Madison's Futile Argument
"Madison’s Audience" by Larry D. Kramer, in Harvard Law Review (Jan. 1999), Gannett House, 1511 Massachusetts Ave., Cambridge, Mass. 02138.
Historians and legal scholars seeking to understand the intent of the Framers of the Constitution have long looked to James Madison’s Federalist No. 10, in which he argued that the "mischief of faction" could be overcome through enlargement of the Republic and the proliferation of interests. They have assumed that his brilliant argument decisively shaped the founding document. But Kramer, a New York University Law School professor, argues that Madison’s theory "played essentially no role" at all in the making of the Constitution.
The Virginian began to conceive his novel ideas in 1786, the year before the Constitutional Convention. His thinking came in two stages. First, after examining six systems of government, he concluded that all had the same fatal weakness: too little central authority. To prevent encroachments by the states, he decided, the federal government would need independence as well as a veto over all state laws. Then, in April 1787, a month before the convention, he formed the idea of an "extended republic" that would later provide the substance of Federalist No. 10: that the very size of the Union would create a Congress of such variety that no faction could dominate, and which could therefore be able, by use of the veto, to dispassionately screen out bad laws produced in states where a factious majority did reign. The national veto was the key to Madison’s whole scheme.

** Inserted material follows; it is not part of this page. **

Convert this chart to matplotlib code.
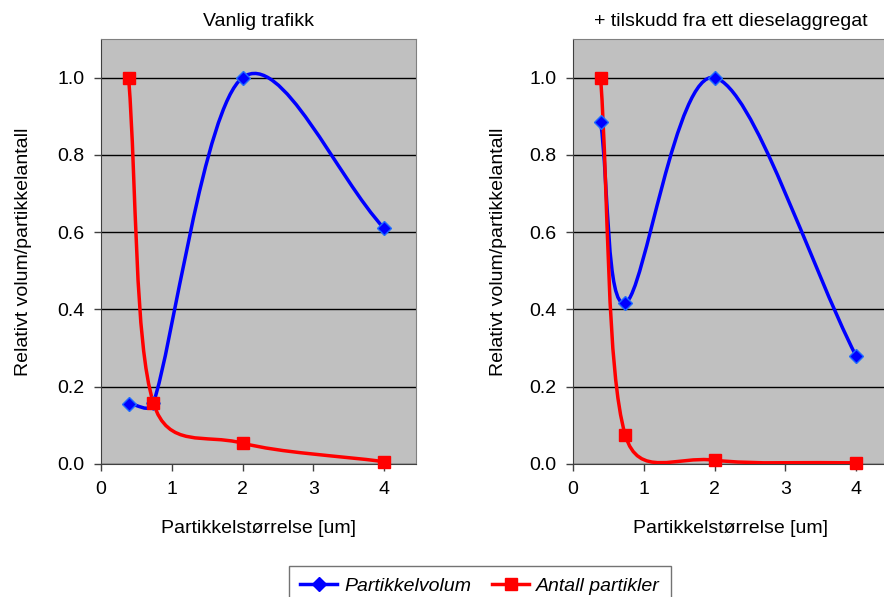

Although "the idea that society consists ...of a multiplicity of competing interests is practically axiomatic today," Kramer notes, it wasn’t in the 18th century, when society was usually conceived as "an organic entity" made up of a few "discrete orders or estates." By making faction the basic social force and its regulation " ‘ the principal task’ " of government, Madison was performing "an intellectual feat of considerable originality," Kramer notes. It is the idea that led many later observers to conclude that the Framers were taking a bold leap into modernity.
But only George Washington even knew about Madison’s theory before the convention, Kramer says. Madison tried to make the case for it in Philadelphia, but he was a poor orator with a weak voice. And his theory "was simply over the heads" of most delegates. "Madison repeatedly presented his theory in the early weeks of the Convention to silence and incomprehension. Thoughtful, vigorous exchanges among the delegates were common, including between Madison and others, but never on [his new ideas], which were simply ignored. . . . With rare exceptions, other notetakers neglected or misrecorded what Madison said in this regard, and other speakers—including Madison’s ostensible allies and supporters—continued to make points either uninfluenced by or inconsistent with Madison’s theory.... Madison lost every proposal he made based on it." He left the convention discouraged.
What the Framers did that summer in Philadelphia, they "did without Madison’s theory," Kramer concludes. Nor did Federalist No. 10 have any significant effect on the ratification of the Constitution. It was not widely read, and its "excessively dry and academic style of writing" further diminished its impact. After ratification, Madison abandoned his argument, and his essay "simply vanished" until 20th-century scholars rediscovered it. They have used it to justify the expansion of federal powers, "usually at the expense of the states," writes Kramer. "If the Constitution embodies Madison’s theory it has come to do so only . . . as a reflection of our present intellectual tastes."